I will start off by defining genocide and then draw points of comparison between the Holocaust and abortion.
What is genocide?
“The deliberate and systematic destruction of a national, racial, religious, political, cultural, ethnic, or other group defined by the exterminators as undesirable”
(Webster’s New World Encylopedia 1992)
Comparison 1: The denial of personhood
- “The Reichsgericht itself refused to recognize Jews as ‘persons’ in the legal sense (German Supreme Court, 1936)
- “Canada does not recognize the unborn child as a legal person”
(Canadian Supreme Court, 1997)
Comparison 2: Victims seen as a burden
- The Nazis saw the elderly and the disabled as ‘useless eaters’ and were not fit to deserve life, and thus considered a burden
- Sick, disabled, and simply ‘unwanted’ unborn children are considered a burden on society
Comparison 3: Sheer volumes killed
- 6 million Jews, 5 Million others
- 42 million children die in abortion every year
The reason why this claim is justified is because abortion intentionally destroys an innocent life. It is systematic (1 in 4 pregnancies results in an abortion, and in Canada for all those who didn’t know, it is legal through ALL 9 MONTHS). And lastly, the target group are specifically the unborn.
The expected objection here would be that you still can’t compare the two because ‘a fetus is not a human’.
What an embarrassing objection for any Queen’s student. I’m positive that passing grade 4 science was a pre-requisite for University. The basic principal of Biogenesis affirms that the unborn are, and can only be, HUMAN. What is in the womb is alive, whole, and human. Although it changes in size, level of development, environment, and dependency, these changes are not unlike those experienced throughout the course of our lives. You may go to argue that although human, it is not a ‘person’. Re-read a couple lines up, in 1936, neither was a Jew in Germany.
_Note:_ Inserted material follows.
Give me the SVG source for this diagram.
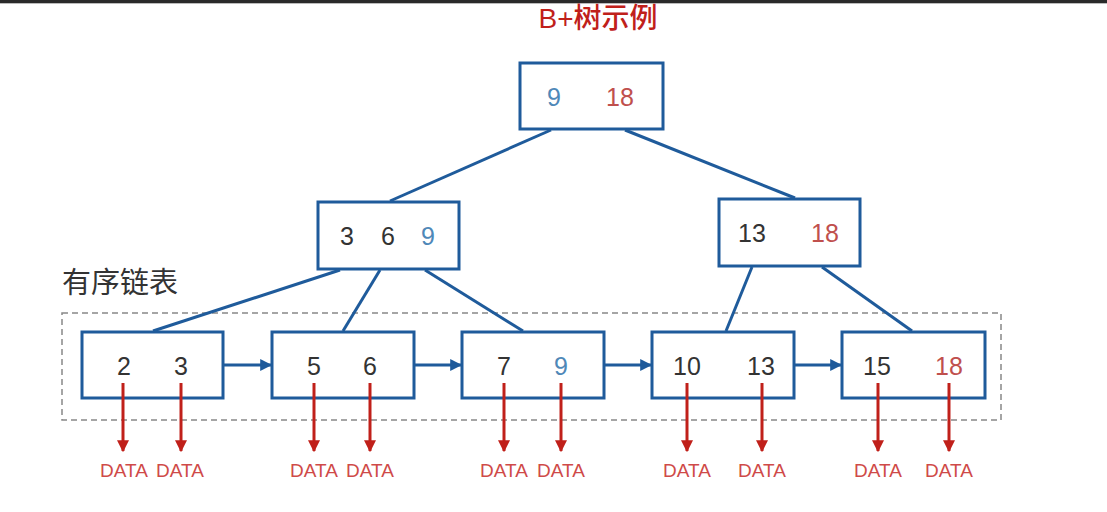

Subjective claims about personhood do not trump objective claims about the scientific principles of human development. But my intention here is not to give a thorough account of pro-life apologetics; we have Queen’s Alive for that. This piece is primarily to defend the comparison.
Although this was a modest account for why our comparison is justified, it emphasizes the most important comparison – that in all circumstances, the fate for the targeted HUMAN group is systematic death.
That being said, I humbly request to clarify the misleading statement Queen’s Hillel wrote that we compare the ‘annihilation of the entire Jewish people to a right of women to control their bodies’. We do not compare the choice to kill millions of innocent Jews to the choice of whether a woman will or will not get a haircut, a piercing, or a tattoo. We do however compare the choice to kill innocent Jews to the choice to kill an innocent human child. I do not like constructive ambiguity; it breeds ignorance.
I apologize for anyone who misunderstood our intentions. If you are left unconvinced, ask questions guided by reason, not simply your passions.
We realize the images are hard to look at, especially for post-abortive women. But what ends up happening (and this we can attest to through experience) is that many post abortive women come and stand with us, because their experience is something that they would not wish on anyone. Consider the work of Silent No More for example. The point of GAP is not to single out post-abortive women, but it is to make EVERYONE think about the issue in a framework they may not have considered before.
So to close, a final note on the images: the reason why we use them is because they are all we have. Apart from the inspiring testimonies from abortion survivors (look up Gianna Jessen for example), the unborn have no voice. Images are the only way to adequately show injustice.
Repeating the words of Martin Luther King Jr, “America will not reject racism, until America sees racism”, Dr. Alveda King follows by saying: “America will not rejection abortion, until America sees abortion”.